## Begin Provided data

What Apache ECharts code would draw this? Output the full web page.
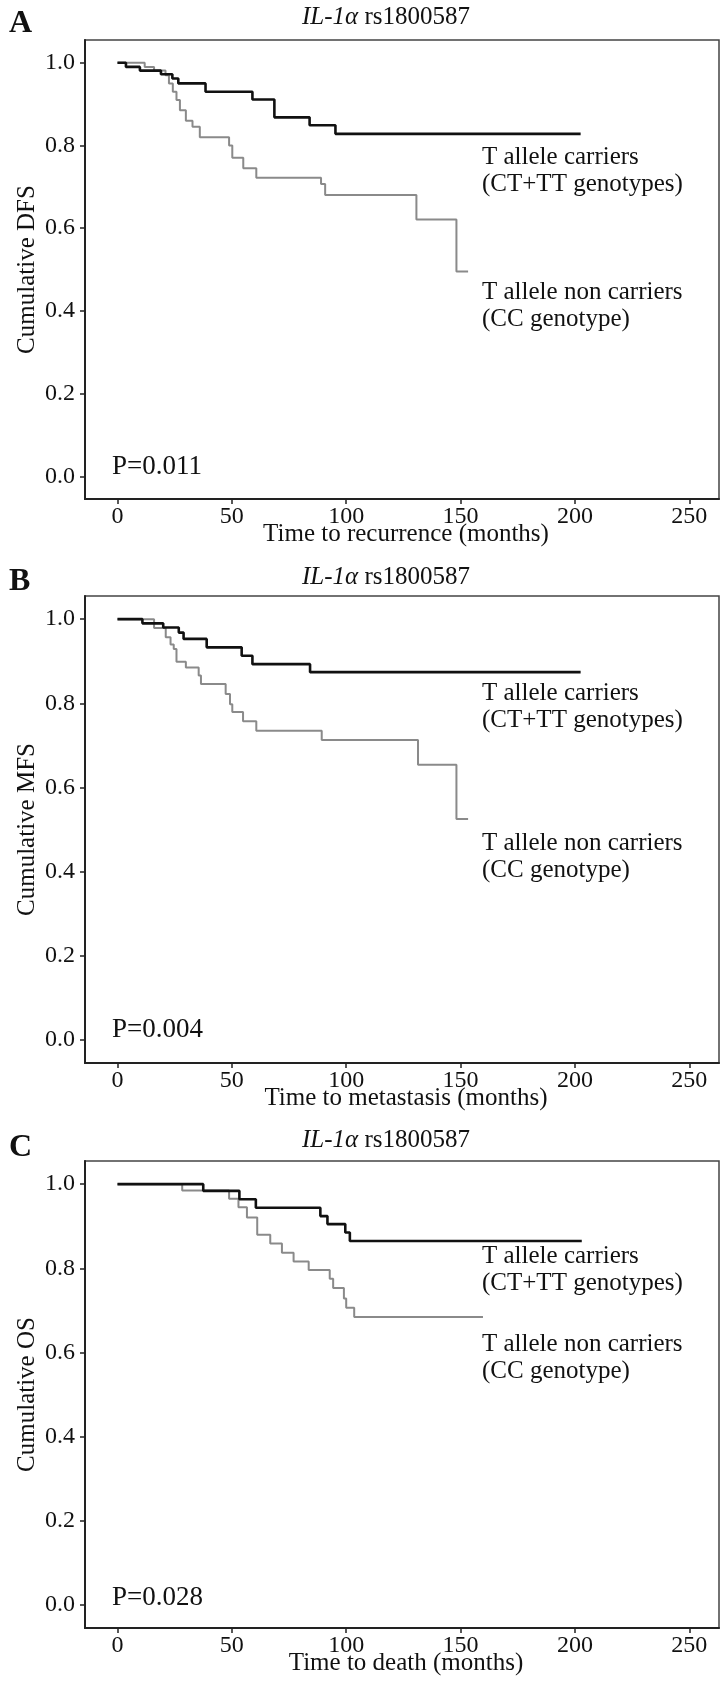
<!DOCTYPE html>
<html>
<head>
<meta charset="utf-8">
<script src="https://cdn.jsdelivr.net/npm/echarts@6/dist/echarts.min.js"></script>
<style>html,body{margin:0;padding:0;background:#fff}#c{width:724px;height:1692px}</style>
</head>
<body>
<div id="c"></div>
<script>
// ---- data ----
const xTicks = [0, 50, 100, 150, 200, 250];
const yTicks = [0.0, 0.2, 0.4, 0.6, 0.8, 1.0];

const panelLetters = ['A', 'B', 'C'];
const yTitles = ['Cumulative DFS', 'Cumulative MFS', 'Cumulative OS'];
const xTitles = ['Time to recurrence (months)', 'Time to metastasis (months)', 'Time to death (months)'];
const pValues = ['P=0.011', 'P=0.004', 'P=0.028'];
const carrierLabel = ['T allele carriers', '(CT+TT genotypes)'];
const nonCarrierLabel = ['T allele non carriers', '(CC genotype)'];

// Panel A: DFS
const dfsCarrierTime = [0, 3.7, 9.8, 19, 24, 26.6, 38.5, 59, 68.6, 84, 95.3, 202.5];
const dfsCarrierSurv = [1.0, 0.99, 0.981, 0.972, 0.962, 0.95, 0.93, 0.911, 0.868, 0.849, 0.828, 0.828];
const dfsNonTime = [0, 11.9, 16, 21, 22.5, 24.2, 25.8, 27.3, 29.9, 32.8, 36, 48.8, 50.2, 55, 60.7, 89, 90.8, 130.7, 148.2, 153.3];
const dfsNonSurv = [1.0, 0.99, 0.981, 0.97, 0.95, 0.93, 0.91, 0.885, 0.86, 0.845, 0.82, 0.80, 0.77, 0.745, 0.722, 0.707, 0.68, 0.621, 0.495, 0.495];

// Panel B: MFS
const mfsCarrierTime = [0, 10.9, 20, 26.8, 28.9, 39, 54.3, 59, 84.2, 202.5];
const mfsCarrierSurv = [1.0, 0.99, 0.98, 0.968, 0.953, 0.933, 0.913, 0.893, 0.874, 0.874];
const mfsNonTime = [0, 16, 21.1, 23.2, 24.6, 25.8, 29.9, 35.5, 36.5, 47.3, 49.2, 50.2, 54.9, 60.7, 89.3, 131.4, 148.2, 153.3];
const mfsNonSurv = [1.0, 0.979, 0.957, 0.94, 0.929, 0.899, 0.885, 0.866, 0.846, 0.822, 0.798, 0.779, 0.757, 0.735, 0.713, 0.654, 0.525, 0.525];

// Panel C: OS
const osCarrierTime = [0, 37.5, 53.3, 60.5, 88.7, 91.8, 99.6, 101.6, 203];
const osCarrierSurv = [1.0, 0.984, 0.964, 0.944, 0.924, 0.905, 0.885, 0.865, 0.865];
const osNonTime = [0, 28.3, 48.8, 52.9, 56.6, 61.1, 66.8, 71.9, 77, 83.6, 92.8, 94.3, 99, 100, 103.5, 159.8];
const osNonSurv = [1.0, 0.985, 0.965, 0.945, 0.921, 0.88, 0.859, 0.837, 0.816, 0.796, 0.775, 0.753, 0.728, 0.706, 0.684, 0.684];

const carrierTimes = [dfsCarrierTime, mfsCarrierTime, osCarrierTime];
const carrierSurvs = [dfsCarrierSurv, mfsCarrierSurv, osCarrierSurv];
const nonTimes = [dfsNonTime, mfsNonTime, osNonTime];
const nonSurvs = [dfsNonSurv, mfsNonSurv, osNonSurv];

// ---- layout ----
const FONT = '"Liberation Serif", "Times New Roman", serif';
const gridLeft = 85, gridWidth = 634;
const gridTops = [40, 596, 1161];
const gridHeights = [459, 467, 467];
const letterY = [24, 582, 1148];
const titleY = [17, 577, 1140];
const carrierY = [157, 693, 1256];
const nonCarrierY = [292, 843, 1344];
const pY = [467, 1030, 1598];
const lineGap = 27;

const zip = (a, b) => a.map((t, i) => [t, b[i]]);

const grids = [], xAxes = [], yAxes = [], series = [], graphics = [];
for (let i = 0; i < 3; i++) {
  grids.push({left: gridLeft, top: gridTops[i], width: gridWidth, height: gridHeights[i],
    show: true, borderColor: '#444', borderWidth: 1.5, backgroundColor: 'transparent'});
  xAxes.push({type: 'value', gridIndex: i, min: -14.2, max: 263,
    axisLine: {show: true, onZero: false, lineStyle: {color: '#222', width: 2}},
    axisTick: {show: true, customValues: xTicks, length: 5, lineStyle: {color: '#222', width: 1.5}},
    axisLabel: {customValues: xTicks, margin: 6, fontFamily: FONT, fontSize: 24, color: '#111'},
    splitLine: {show: false}});
  yAxes.push({type: 'value', gridIndex: i, min: -0.055, max: 1.055,
    axisLine: {show: true, onZero: false, lineStyle: {color: '#222', width: 2}},
    axisTick: {show: true, customValues: yTicks, length: 5, lineStyle: {color: '#222', width: 1.5}},
    axisLabel: {customValues: yTicks, margin: 10, fontFamily: FONT, fontSize: 24, color: '#111',
      formatter: v => v.toFixed(1)},
    splitLine: {show: false}});
  series.push({type: 'line', xAxisIndex: i, yAxisIndex: i, step: 'end', showSymbol: false,
    data: zip(nonTimes[i], nonSurvs[i]), lineStyle: {color: '#8a8a8a', width: 2}, z: 2});
  series.push({type: 'line', xAxisIndex: i, yAxisIndex: i, step: 'end', showSymbol: false,
    data: zip(carrierTimes[i], carrierSurvs[i]), lineStyle: {color: '#111', width: 2.6}, z: 3});

  const txt = (x, y, text, size, extra) => Object.assign({type: 'text', x: x, y: y,
    style: Object.assign({text: text, fontFamily: FONT, fontSize: size, fill: '#111',
      align: 'left', verticalAlign: 'middle'}, extra || {})});
  graphics.push(txt(9, letterY[i], panelLetters[i], 32, {fontWeight: 'bold'}));
  graphics.push({type: 'text', x: 386, y: titleY[i], style: {
    text: '{it|IL-1α} rs1800587', fontFamily: FONT, fontSize: 25, fill: '#111',
    align: 'center', verticalAlign: 'middle',
    rich: {it: {fontStyle: 'italic', fontFamily: FONT, fontSize: 25, fill: '#111'}}}});
  graphics.push(txt(482, carrierY[i], carrierLabel[0], 25));
  graphics.push(txt(482, carrierY[i] + lineGap, carrierLabel[1], 25));
  graphics.push(txt(482, nonCarrierY[i], nonCarrierLabel[0], 25));
  graphics.push(txt(482, nonCarrierY[i] + lineGap, nonCarrierLabel[1], 25));
  graphics.push(txt(112, pY[i], pValues[i], 27));
  graphics.push(txt(gridLeft + gridWidth / 2 + 4, gridTops[i] + gridHeights[i] + 35, xTitles[i], 25, {align: 'center'}));
  graphics.push({type: 'text', x: 27, y: gridTops[i] + gridHeights[i] / 2, rotation: Math.PI / 2,
    style: {text: yTitles[i], fontFamily: FONT, fontSize: 25, fill: '#111', align: 'center', verticalAlign: 'middle'}});
}

const chart = echarts.init(document.getElementById('c'), null, {renderer: 'canvas'});
chart.setOption({
  animation: false,
  backgroundColor: '#fff',
  grid: grids, xAxis: xAxes, yAxis: yAxes, series: series,
  graphic: {elements: graphics}
});
</script>
</body>
</html>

## End Provided data

### What you have to do
Every line above should be returned word for word, with the pictures left behind.

### Result for this task
What Apache ECharts code would draw this? Output the full web page.
<!DOCTYPE html>
<html>
<head>
<meta charset="utf-8">
<script src="https://cdn.jsdelivr.net/npm/echarts@6/dist/echarts.min.js"></script>
<style>html,body{margin:0;padding:0;background:#fff}#c{width:724px;height:1692px}</style>
</head>
<body>
<div id="c"></div>
<script>
// ---- data ----
const xTicks = [0, 50, 100, 150, 200, 250];
const yTicks = [0.0, 0.2, 0.4, 0.6, 0.8, 1.0];

const panelLetters = ['A', 'B', 'C'];
const yTitles = ['Cumulative DFS', 'Cumulative MFS', 'Cumulative OS'];
const xTitles = ['Time to recurrence (months)', 'Time to metastasis (months)', 'Time to death (months)'];
const pValues = ['P=0.011', 'P=0.004', 'P=0.028'];
const carrierLabel = ['T allele carriers', '(CT+TT genotypes)'];
const nonCarrierLabel = ['T allele non carriers', '(CC genotype)'];

// Panel A: DFS
const dfsCarrierTime = [0, 3.7, 9.8, 19, 24, 26.6, 38.5, 59, 68.6, 84, 95.3, 202.5];
const dfsCarrierSurv = [1.0, 0.99, 0.981, 0.972, 0.962, 0.95, 0.93, 0.911, 0.868, 0.849, 0.828, 0.828];
const dfsNonTime = [0, 11.9, 16, 21, 22.5, 24.2, 25.8, 27.3, 29.9, 32.8, 36, 48.8, 50.2, 55, 60.7, 89, 90.8, 130.7, 148.2, 153.3];
const dfsNonSurv = [1.0, 0.99, 0.981, 0.97, 0.95, 0.93, 0.91, 0.885, 0.86, 0.845, 0.82, 0.80, 0.77, 0.745, 0.722, 0.707, 0.68, 0.621, 0.495, 0.495];

// Panel B: MFS
const mfsCarrierTime = [0, 10.9, 20, 26.8, 28.9, 39, 54.3, 59, 84.2, 202.5];
const mfsCarrierSurv = [1.0, 0.99, 0.98, 0.968, 0.953, 0.933, 0.913, 0.893, 0.874, 0.874];
const mfsNonTime = [0, 16, 21.1, 23.2, 24.6, 25.8, 29.9, 35.5, 36.5, 47.3, 49.2, 50.2, 54.9, 60.7, 89.3, 131.4, 148.2, 153.3];
const mfsNonSurv = [1.0, 0.979, 0.957, 0.94, 0.929, 0.899, 0.885, 0.866, 0.846, 0.822, 0.798, 0.779, 0.757, 0.735, 0.713, 0.654, 0.525, 0.525];

// Panel C: OS
const osCarrierTime = [0, 37.5, 53.3, 60.5, 88.7, 91.8, 99.6, 101.6, 203];
const osCarrierSurv = [1.0, 0.984, 0.964, 0.944, 0.924, 0.905, 0.885, 0.865, 0.865];
const osNonTime = [0, 28.3, 48.8, 52.9, 56.6, 61.1, 66.8, 71.9, 77, 83.6, 92.8, 94.3, 99, 100, 103.5, 159.8];
const osNonSurv = [1.0, 0.985, 0.965, 0.945, 0.921, 0.88, 0.859, 0.837, 0.816, 0.796, 0.775, 0.753, 0.728, 0.706, 0.684, 0.684];

const carrierTimes = [dfsCarrierTime, mfsCarrierTime, osCarrierTime];
const carrierSurvs = [dfsCarrierSurv, mfsCarrierSurv, osCarrierSurv];
const nonTimes = [dfsNonTime, mfsNonTime, osNonTime];
const nonSurvs = [dfsNonSurv, mfsNonSurv, osNonSurv];

// ---- layout ----
const FONT = '"Liberation Serif", "Times New Roman", serif';
const gridLeft = 85, gridWidth = 634;
const gridTops = [40, 596, 1161];
const gridHeights = [459, 467, 467];
const letterY = [24, 582, 1148];
const titleY = [17, 577, 1140];
const carrierY = [157, 693, 1256];
const nonCarrierY = [292, 843, 1344];
const pY = [467, 1030, 1598];
const lineGap = 27;

const zip = (a, b) => a.map((t, i) => [t, b[i]]);

const grids = [], xAxes = [], yAxes = [], series = [], graphics = [];
for (let i = 0; i < 3; i++) {
  grids.push({left: gridLeft, top: gridTops[i], width: gridWidth, height: gridHeights[i],
    show: true, borderColor: '#444', borderWidth: 1.5, backgroundColor: 'transparent'});
  xAxes.push({type: 'value', gridIndex: i, min: -14.2, max: 263,
    axisLine: {show: true, onZero: false, lineStyle: {color: '#222', width: 2}},
    axisTick: {show: true, customValues: xTicks, length: 5, lineStyle: {color: '#222', width: 1.5}},
    axisLabel: {customValues: xTicks, margin: 6, fontFamily: FONT, fontSize: 24, color: '#111'},
    splitLine: {show: false}});
  yAxes.push({type: 'value', gridIndex: i, min: -0.055, max: 1.055,
    axisLine: {show: true, onZero: false, lineStyle: {color: '#222', width: 2}},
    axisTick: {show: true, customValues: yTicks, length: 5, lineStyle: {color: '#222', width: 1.5}},
    axisLabel: {customValues: yTicks, margin: 10, fontFamily: FONT, fontSize: 24, color: '#111',
      formatter: v => v.toFixed(1)},
    splitLine: {show: false}});
  series.push({type: 'line', xAxisIndex: i, yAxisIndex: i, step: 'end', showSymbol: false,
    data: zip(nonTimes[i], nonSurvs[i]), lineStyle: {color: '#8a8a8a', width: 2}, z: 2});
  series.push({type: 'line', xAxisIndex: i, yAxisIndex: i, step: 'end', showSymbol: false,
    data: zip(carrierTimes[i], carrierSurvs[i]), lineStyle: {color: '#111', width: 2.6}, z: 3});

  const txt = (x, y, text, size, extra) => Object.assign({type: 'text', x: x, y: y,
    style: Object.assign({text: text, fontFamily: FONT, fontSize: size, fill: '#111',
      align: 'left', verticalAlign: 'middle'}, extra || {})});
  graphics.push(txt(9, letterY[i], panelLetters[i], 32, {fontWeight: 'bold'}));
  graphics.push({type: 'text', x: 386, y: titleY[i], style: {
    text: '{it|IL-1α} rs1800587', fontFamily: FONT, fontSize: 25, fill: '#111',
    align: 'center', verticalAlign: 'middle',
    rich: {it: {fontStyle: 'italic', fontFamily: FONT, fontSize: 25, fill: '#111'}}}});
  graphics.push(txt(482, carrierY[i], carrierLabel[0], 25));
  graphics.push(txt(482, carrierY[i] + lineGap, carrierLabel[1], 25));
  graphics.push(txt(482, nonCarrierY[i], nonCarrierLabel[0], 25));
  graphics.push(txt(482, nonCarrierY[i] + lineGap, nonCarrierLabel[1], 25));
  graphics.push(txt(112, pY[i], pValues[i], 27));
  graphics.push(txt(gridLeft + gridWidth / 2 + 4, gridTops[i] + gridHeights[i] + 35, xTitles[i], 25, {align: 'center'}));
  graphics.push({type: 'text', x: 27, y: gridTops[i] + gridHeights[i] / 2, rotation: Math.PI / 2,
    style: {text: yTitles[i], fontFamily: FONT, fontSize: 25, fill: '#111', align: 'center', verticalAlign: 'middle'}});
}

const chart = echarts.init(document.getElementById('c'), null, {renderer: 'canvas'});
chart.setOption({
  animation: false,
  backgroundColor: '#fff',
  grid: grids, xAxis: xAxes, yAxis: yAxes, series: series,
  graphic: {elements: graphics}
});
</script>
</body>
</html>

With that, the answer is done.